It has also hit higher education by force. Reactions run the gamut, with some people welcoming – even celebrating – ChatGPT’s potential as a “co-pilot” in the classroom and others seeing it as the end of modern education as we know it.
Love it or hate it, this technology is undoubtedly a game-changer. Artificial intelligence, the Internet of Things, and virtual reality will transform how we teach, not just courses like English or history, but all subjects. The chatbot is pretty decent at writing code as well as essays and will only get better at both.
Yet it’s important to remember that ChatGPT, like all machine learning, has its limitations. It can’t reason, or feel, or have personal experiences. It doesn’t do novelty. AI can only make connections that already exist. Yes, it’s good at mimicking human prose and spitting out a passable paper or serviceable email. But it won’t solve the climate crisis, broker a peace agreement, or end hunger.
ChatGPT is neither empathetic, nor a creative thinker.
In 1994, Steve Jobs stressed the importance of keeping public trust rooted in people, not relying on technology alone. Tools are simply tools, he said. Their effectiveness depends on how humans use them.
In the same vein, teaching our young people to approach their work – and their lives – with a multidisciplinary mindset is key to preparing them for a cultural and technological landscape that’s moving at warp speed.

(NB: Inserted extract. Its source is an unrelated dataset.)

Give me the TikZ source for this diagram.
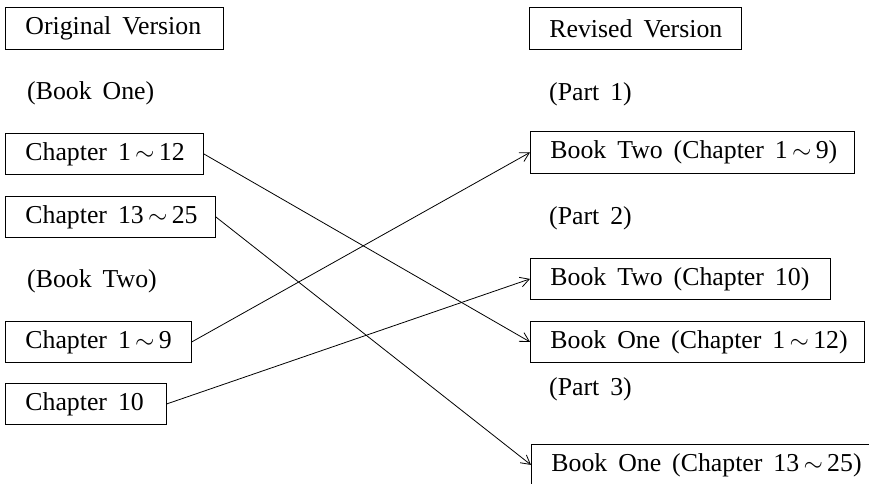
\documentclass[tikz,border=0pt]{standalone}
\usepackage{fontspec}
\setmainfont{Liberation Serif}[WordSpace=1.7]
\usetikzlibrary{arrows.meta}
\newcommand\wav{\,$\sim$\,}
\newcommand\bt[2]{\makebox[#1][l]{#2}}
\begin{document}
\begin{tikzpicture}[x=1pt,y=-1pt,
  txt/.style={font=\fontsize{25.8}{30}\selectfont, inner sep=0pt, anchor=west},
  bx/.style={draw, line width=0.8pt, font=\fontsize{25.8}{30}\selectfont,
    inner xsep=20pt, inner ysep=0pt, anchor=north west},
  conn/.style={line width=0.8pt, -{Straight Barb[length=9pt,width=10pt]}}]
\useasboundingbox (0,0) rectangle (869,483);
% left column
\node[bx, minimum height=42pt] (orig) at (5,7) {\bt{178pt}{Original Version}};
\node[txt] (bk1) at (27,93) {(Book One)};
\node[bx, minimum height=41pt] (c1) at (5,133) {\bt{158pt}{Chapter 1\wav 12}};
\node[bx, minimum height=41pt] (c2) at (5,196) {\bt{170pt}{Chapter 13\wav 25}};
\node[txt] (bk2) at (27,281) {(Book Two)};
\node[bx, minimum height=41pt] (c3) at (5,321) {\bt{146pt}{Chapter 1\wav 9}};
\node[bx, minimum height=41pt] (c4) at (5,383) {\bt{121pt}{Chapter 10}};
% right column
\node[bx, minimum height=42pt] (rev) at (529,7) {\bt{172pt}{Revised Version}};
\node[txt] (pt1) at (549,94) {(Part 1)};
\node[bx, minimum height=42pt] (p1) at (530,131) {\bt{284pt}{Book Two (Chapter 1\wav 9)}};
\node[txt] (pt2) at (549,218) {(Part 2)};
\node[bx, minimum height=41pt] (p2) at (530,258) {\bt{260pt}{Book Two (Chapter 10)}};
\node[bx, minimum height=41pt] (p3) at (530,321) {\bt{294pt}{Book One (Chapter 1\wav 12)}};
\node[txt] (pt3) at (549,389) {(Part 3)};
\node[bx, minimum height=41pt] (p4) at (531,444) {\bt{320pt}{Book One (Chapter 13\wav 25)}};
% connectors
\draw[conn] (c1.east) -- (p3.west);
\draw[conn] (c2.east) -- (p4.west);
\draw[conn] (c3.east) -- (p1.west);
\draw[conn] (c4.east) -- (p2.west);
\end{tikzpicture}
\end{document}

Tools like ChatGPT are revolutionizing the way work is done. According to the World Economic Forum, over a billion jobs are going to be impacted by technology in the current decade. Half of all existing jobs are at risk of automation. As machines take on more and more tasks, a person’s soft skills, paired with knowledge gleaned from exposure to different ways of seeing and understanding the world, will become more valuable to employers than writing, coding and programming skills alone.
In this climate, labour market forecasts are of limited value to students who are considering what four-year degree to take. After graduating, they may be in the job market for 40 or 50 years, perhaps longer. Who knows how many careers they’ll have over their lifetime?
How then, do we prepare this generation of college and university students for what is coming their way?
The answer is purposely building interdisciplinary thinking into undergraduate education by incorporating history, anthropology, literature, languages, psychology, philosophy and religion into STEM and business degrees. And equally so, vice versa.
We’re already seeing this happen at places like MIT, where all undergraduates take a series of required courses, a quarter of which are in the arts, humanities and social sciences. And while it’s early days, the decades-long decline in humanities enrolment is showing new signs of life. At UC Berkeley, one of the top feeder schools to Silicon Valley, the number of first-year students who’ve declared majors in the arts and humanities is up 121 per cent over last year, leading other schools to anticipate an uptick in enrolment as well.
Preparing today’s young people to excel in careers that have yet to be invented is a tall order. But we can hedge our bets. Exposure to a range of ideas and subjects offers young people a lifelong foundation for creative thought that can surface in unexpectedly useful ways. Mr. Jobs famously credited the calligraphy course he’d audited at Reed College in 1972 for his insistence that computers can, and should, have beautiful typography – a defining feature of all Apple products since the first Mac was released in 1984.
Increasingly, the best ideas will be born from the fusion of advanced tools such as ChatGPT; human creativity, empathy and curiosity; and the ability to bring a multifocal lens to the world’s problems and opportunities. We can’t predict the future. But we can help our students prepare for it.
Alan Shepard is president of Western University and chair of the Council of Ontario Universities.